Well, most men did blame their wives back then. Henry had plenty of affairs and produced a son by Anne Boleyn’s sister, so he had (by 16th-century standards) good reason to blame them. (Katherine of Aragon gave birth to sons, they just died.) He couldn’t have just faked a royal birth–queens gave birth in front of an audience of noblemen precisely in order to make that impossible. Adopting a nephew or cousin was fraught with danger–it invited intrigue by other factions. Henry was in a real bind.

That’s not to say that he was a lovely, sensitive guy. Henry was one of the premier kings of his day in his youth, and he was used to having nearly unlimited power over almost everyone around him. He believed–quite normally for a king of his day–that God had put him on the throne and that he had a divine right to whatever he wanted. That sort of life would corrupt anyone, I think. He was a megalomaniac IMO, because he was so spoiled and corrupted, but he wasn’t a psychopath.

:slight_smile: bandit: I agree with your first paragraph; I had never considered that scenario, and it seems to me to be best of his options. A “rational” (or good) monarch or leader would consider the consequences of his actions, especially with regards to his country, and its allies, enemies, and potential enemies.

As for your footnote, when it came to sex and bearing children, it was always the woman’s problem – even up till the mid- 20th century and later. Throughout most of our history, men have been in charge; men owned women throughout most of the 19th century; women were for cooking, cleaning, sex, and childbearing; if the childbearing didn’t meet with the man’s approval, it was her fault. After all, a manly man couldn’t possibly be to blame. (Actually, one might even understand why men believed that – after all, the child came out of the woman; ergo, she must have been the problem.)
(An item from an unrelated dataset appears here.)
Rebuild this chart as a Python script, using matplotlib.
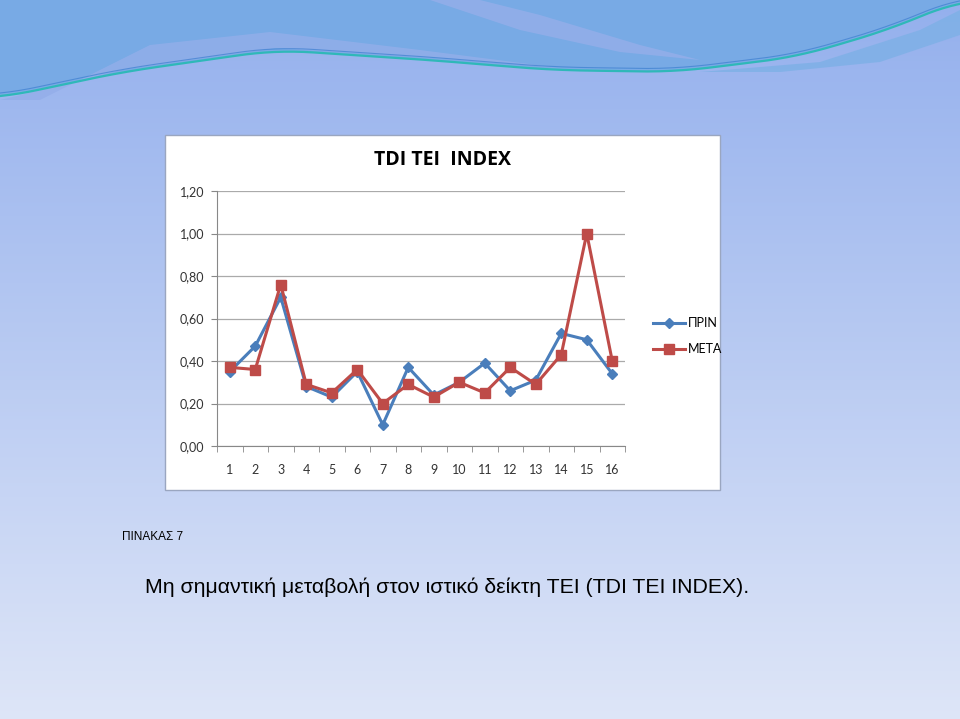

He probably had more than one illegitimate child. And Katherine of Aragon conceived several times: besides Mary, they had a little boy who lived for about a month. If that baby had lived, the world would be different.

Henry was capable of kindness to people who didn’t cross him. Anne of Cleves cooperated with her divorce and Henry was generous to her.

Well, he wasn’t completely sterile,he just had bad luck when it came to healthy sons…he had at least 3 kids out of wedlock while he was married to his first wife…one with Elizabeth Blount…and 2 with Mary Bolelyn, Anne’s younger sister. And he did have a daughter with Catherine of Aragon ( wife 1). He knocked up Anne B twice but she had a daughter the first time and deformed stillborn son the second time.

He got his son with wife 3 but he was sickly and died young, as did his son with Elizabeth Blount. I think Mary B’s son didn’t count because she was married to another man at the time.

Except for his daughter by this first wife, it is possible that none of his in-wedlock kiddies were really his. There was great pressure on these girls to get pregnant and Henry was grossly obese and in poor healthy during his last 3 or 4 marriages.

All of this is from memory, fee free to correct.

I don’t think he was really a psychopath but he wielded a type of unquestioned absolute power that doesn’t exist in this day and age. And the courts and court politics were cutthroat and high stakes. Life was just not as valuable back then…I find the amazing part of the story was the way parents kept throwing their teen-aged daughters (both executed queens were very young when they married the king) at the king despite the risks.